The elevation to alert level two took place on March 20, when the crater lake’s temperature was measured at 31C.

The lake is now bubbling at 37C, with sulphur slicks on of the surface.

Victoria University of Wellington geophysics professor Martha Savage said the activity this month was the most active Ruapehu has been since minor eruptions in 2007.

“There appears to be magma moving around … I’ve looked at the seismic records and there is definitely a lot more tremor and small earthquakes than there usually is,” she said.

In considering the likelihood of an eruption, Dr Savage last week said “the bottom line is, I would not let my children climb Mt Ruapehu”.

“The next day the Department of Conservation put a two-kilometre exclusion zone around the summit.

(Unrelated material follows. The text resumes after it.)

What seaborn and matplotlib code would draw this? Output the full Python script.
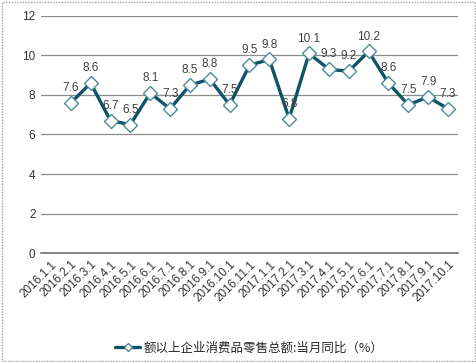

So presumably they’ve agreed with me,” she told AAP.

The DOC also warns Kiwis not to spend long stretches of time in the adjacent “summit hazard zone”, and not to camp or linger in valleys which may see volcanic mudflows known as lahar.

“You can be swept into the lahar and drown, rocks and boulders in the flow can cause injury or death”, the DOC advisory reads.

GNS Science volcanologist Agnes Mazot said the temperature in the crater lake hit 38C last week, but rainstorms reduced the temperature.

“It’s still really strong,” she said of the tremors occurring around 100 metres below the lake.

“We’ve had a few different type of tremor. There was high tremor and low tremors, a pulsing. In the last week, it’s been all high tremors. We think it is coming from gas emissions.

“We don’t really know how long it will last. The most likely thing is it will continue for now.”

Predicting eruptions with certainty remains a challenging scientific endeavour, and GNS Science’s latest advisory says the most likely outcome would be no blast.

It says the chances of a prolonged and larger eruption with ashfall, as last occurred in 1995-96, “is higher than it was two months ago but remains very unlikely”.

“No eruptions have followed unrest in the past 15 years. However, there is also a possibility of a single or multiple eruptions that could impact the summit area and generate lahars into some catchments draining off the volcano,” the GNS Science advisory read.

Ruapehu has erupted 10 times since 1861.

A 1953 eruption produced New Zealand’s worst rail disaster, when a lahar destroyed a bridge over the Whangaehu River minutes before a locomotive arrived.

Unable to stop in time, several carriages spilled into the river, killing 151 passengers.